Qantas has been working on the idea for a while, and at times it looked like it wouldn’t happen – but Project Sunrise is finally coming.
Last weekend, we saw that some unlikely Airbus aircraft were making their way to Australia – or were already there. One of these was an airBaltic A220-300. This aircraft is on a promotional tour of the Asia-Pacific. Plus, we already knew since last December that Qantas was discussing orders for the A220, to replace older types.
The other unusual arrival was one of Airbus’ own factory demonstrators and test aircraft, an A350-1000. This jet was not part of the discussions that Airbus and Qantas had announced in December. But we already knew that Qantas had another ambitious idea in mind: Project Sunrise. Originally, the plan was for direct flights between Sydney, Australia, and London, UK.
Note here that the term “originally” is somewhat debatable. Qantas got the idea for Project Sunrise from the “Double Sunrise” flights. To this day, Qantas claims to be the “oldest continuously running airline” in the world, since November 1920. And among other things, the “continuously” part involved maintaining a link to Britain, during World War II.
A Dicey Historical Precedent
After the fall of Singapore, these flights involved airboats, flying in radio silence, over vast amounts of unfriendly airspace. And for a better chance of success, a lot of it was done at night. So passengers and crews would see two sunrises on a single flight. Hence “Double Sunrise”, with Qantas now paying homage to the war-time project. Those PBY Catalinas needed so much extra fuel that they carried just three passengers and 150 lbs of mail!

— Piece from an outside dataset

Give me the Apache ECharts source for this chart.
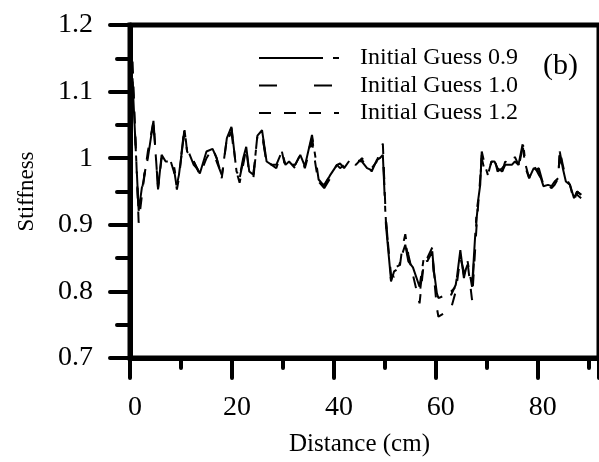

In 2017, the airline expanded its goals for direct links to flights from the east coast of Australia (Brisbane, Sydney, Melbourne) to Europe and New York. Qantas already flies to London from Perth, in the west of Australia. And obviously, it flies from Australia’s east coast to the US west coast. Project Sunrise also includes Qantas flights to Cape Town in South Africa and Rio de Janeiro in Brazil.
Qantas operated a number of “research flights” for this project, using one of its Boeing 787s. The three flights started in Sydney, heading to New York and London. But from the beginning, Qantas knew that using the 787 for the actual Project Sunrise flights would be difficult. To make these research flights possible, the aircraft had just 50 passengers.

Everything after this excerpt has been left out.